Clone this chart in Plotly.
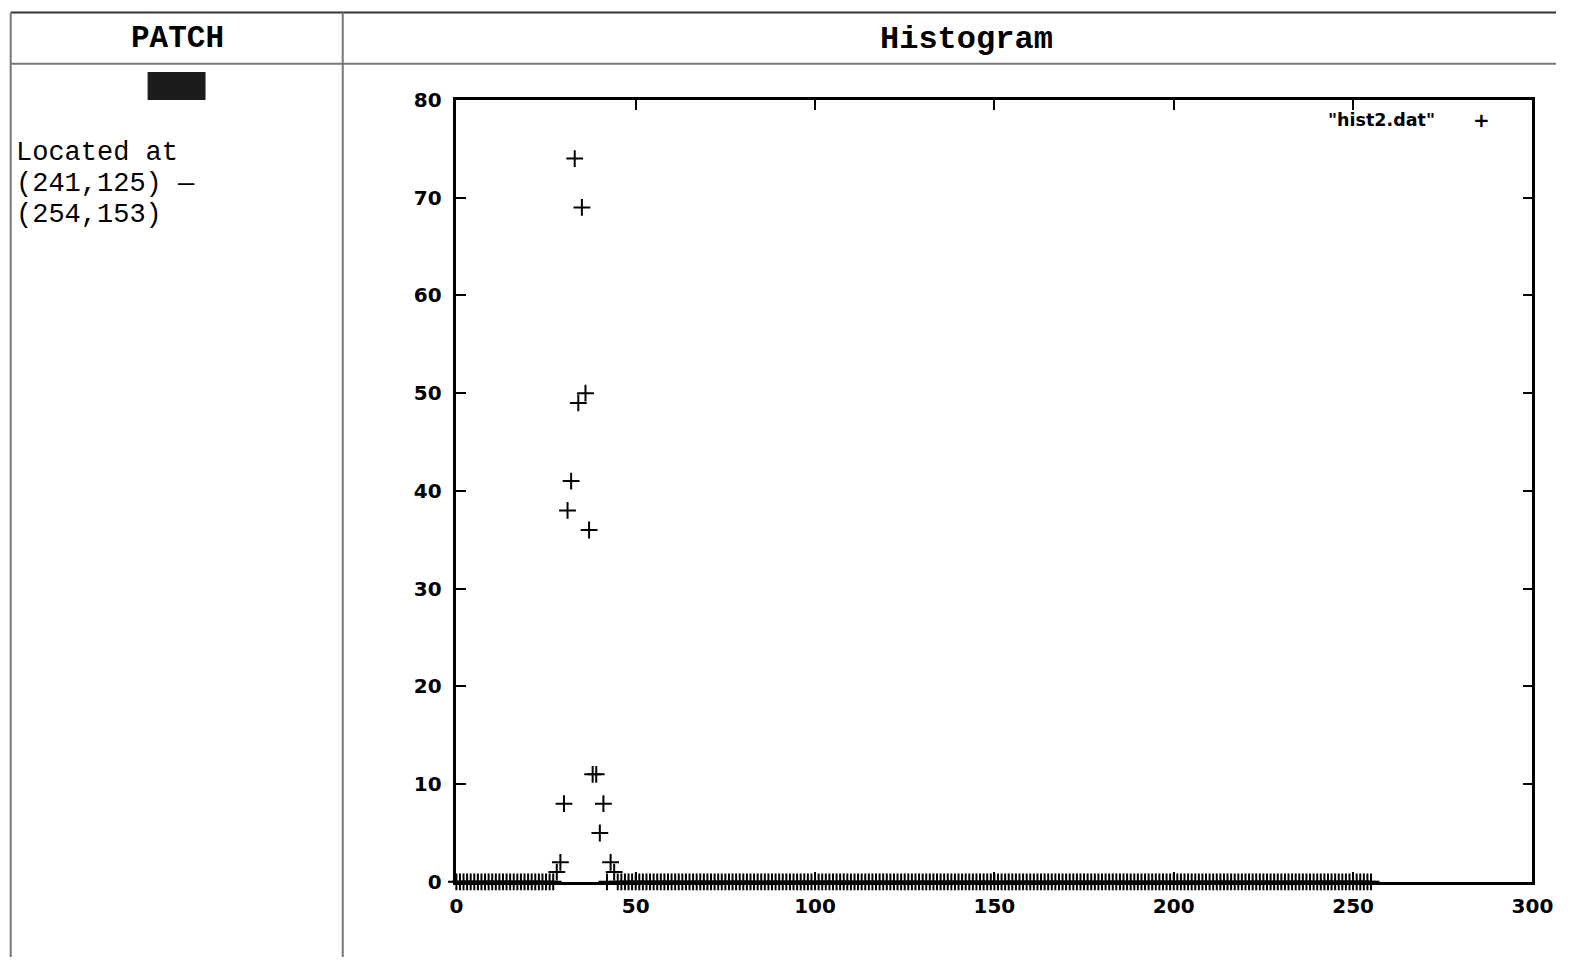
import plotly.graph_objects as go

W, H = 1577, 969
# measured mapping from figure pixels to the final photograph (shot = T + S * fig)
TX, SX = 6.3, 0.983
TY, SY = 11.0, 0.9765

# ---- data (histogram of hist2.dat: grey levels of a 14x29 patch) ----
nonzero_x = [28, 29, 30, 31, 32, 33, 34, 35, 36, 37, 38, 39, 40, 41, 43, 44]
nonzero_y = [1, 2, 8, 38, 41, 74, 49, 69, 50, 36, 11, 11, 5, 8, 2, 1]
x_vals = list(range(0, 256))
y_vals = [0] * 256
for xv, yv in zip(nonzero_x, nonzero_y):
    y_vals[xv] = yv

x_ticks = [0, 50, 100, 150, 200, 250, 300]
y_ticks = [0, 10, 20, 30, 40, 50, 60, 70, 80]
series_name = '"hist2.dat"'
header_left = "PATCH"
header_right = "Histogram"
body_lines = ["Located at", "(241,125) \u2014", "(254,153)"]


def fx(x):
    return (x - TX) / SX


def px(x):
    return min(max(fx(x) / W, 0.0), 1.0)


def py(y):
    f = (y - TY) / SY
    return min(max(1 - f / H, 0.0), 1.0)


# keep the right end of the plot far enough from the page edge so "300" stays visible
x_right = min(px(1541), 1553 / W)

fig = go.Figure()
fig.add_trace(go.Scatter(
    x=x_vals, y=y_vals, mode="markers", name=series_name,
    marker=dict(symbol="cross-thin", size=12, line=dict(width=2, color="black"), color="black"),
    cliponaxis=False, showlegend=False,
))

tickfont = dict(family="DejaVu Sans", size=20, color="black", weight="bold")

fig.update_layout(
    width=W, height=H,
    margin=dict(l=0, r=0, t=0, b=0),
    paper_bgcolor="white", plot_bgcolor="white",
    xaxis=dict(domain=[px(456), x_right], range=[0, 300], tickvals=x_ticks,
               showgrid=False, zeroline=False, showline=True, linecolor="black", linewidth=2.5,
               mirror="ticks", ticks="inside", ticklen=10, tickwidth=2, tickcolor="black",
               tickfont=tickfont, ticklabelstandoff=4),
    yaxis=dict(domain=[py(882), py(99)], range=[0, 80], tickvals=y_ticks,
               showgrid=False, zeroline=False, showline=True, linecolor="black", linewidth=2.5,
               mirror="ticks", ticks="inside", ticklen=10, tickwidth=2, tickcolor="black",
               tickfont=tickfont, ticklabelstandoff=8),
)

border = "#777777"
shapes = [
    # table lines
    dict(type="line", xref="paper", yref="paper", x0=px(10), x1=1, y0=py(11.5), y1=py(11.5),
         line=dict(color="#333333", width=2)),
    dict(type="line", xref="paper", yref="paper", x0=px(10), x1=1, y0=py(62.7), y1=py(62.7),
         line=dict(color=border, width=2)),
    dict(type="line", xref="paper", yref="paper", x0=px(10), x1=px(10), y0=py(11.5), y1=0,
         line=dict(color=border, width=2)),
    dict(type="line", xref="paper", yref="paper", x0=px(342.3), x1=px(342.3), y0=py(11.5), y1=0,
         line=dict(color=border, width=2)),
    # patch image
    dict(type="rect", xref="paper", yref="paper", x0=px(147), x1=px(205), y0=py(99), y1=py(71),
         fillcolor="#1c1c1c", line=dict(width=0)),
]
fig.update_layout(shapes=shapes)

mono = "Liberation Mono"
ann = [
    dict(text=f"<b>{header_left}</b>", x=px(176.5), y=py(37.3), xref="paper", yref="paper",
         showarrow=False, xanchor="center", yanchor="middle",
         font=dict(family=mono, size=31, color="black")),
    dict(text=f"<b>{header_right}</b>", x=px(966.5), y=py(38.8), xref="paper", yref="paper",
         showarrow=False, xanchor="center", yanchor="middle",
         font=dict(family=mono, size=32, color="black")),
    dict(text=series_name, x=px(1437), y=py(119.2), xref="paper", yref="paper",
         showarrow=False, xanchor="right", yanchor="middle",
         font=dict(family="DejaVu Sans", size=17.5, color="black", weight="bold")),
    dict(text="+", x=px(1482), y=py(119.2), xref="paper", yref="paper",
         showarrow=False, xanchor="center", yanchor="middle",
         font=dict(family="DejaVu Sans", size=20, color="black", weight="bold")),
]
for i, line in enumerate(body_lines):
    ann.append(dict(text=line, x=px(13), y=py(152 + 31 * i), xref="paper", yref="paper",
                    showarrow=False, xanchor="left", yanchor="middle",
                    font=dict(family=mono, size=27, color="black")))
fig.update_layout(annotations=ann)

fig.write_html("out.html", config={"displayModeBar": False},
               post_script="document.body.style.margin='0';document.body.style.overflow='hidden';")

☆ ☆ ☆ ☆

> [PROBLEM TO WORK ON]: Transcribe the opening line of the listing above, please, and every line after it through the line with "TY, SY = 11.0, 0.9765", word for word, without pictures.

> [RESULT OF THIS TASK]:
Clone this chart in Plotly.
import plotly.graph_objects as go

W, H = 1577, 969
# measured mapping from figure pixels to the final photograph (shot = T + S * fig)
TX, SX = 6.3, 0.983
TY, SY = 11.0, 0.9765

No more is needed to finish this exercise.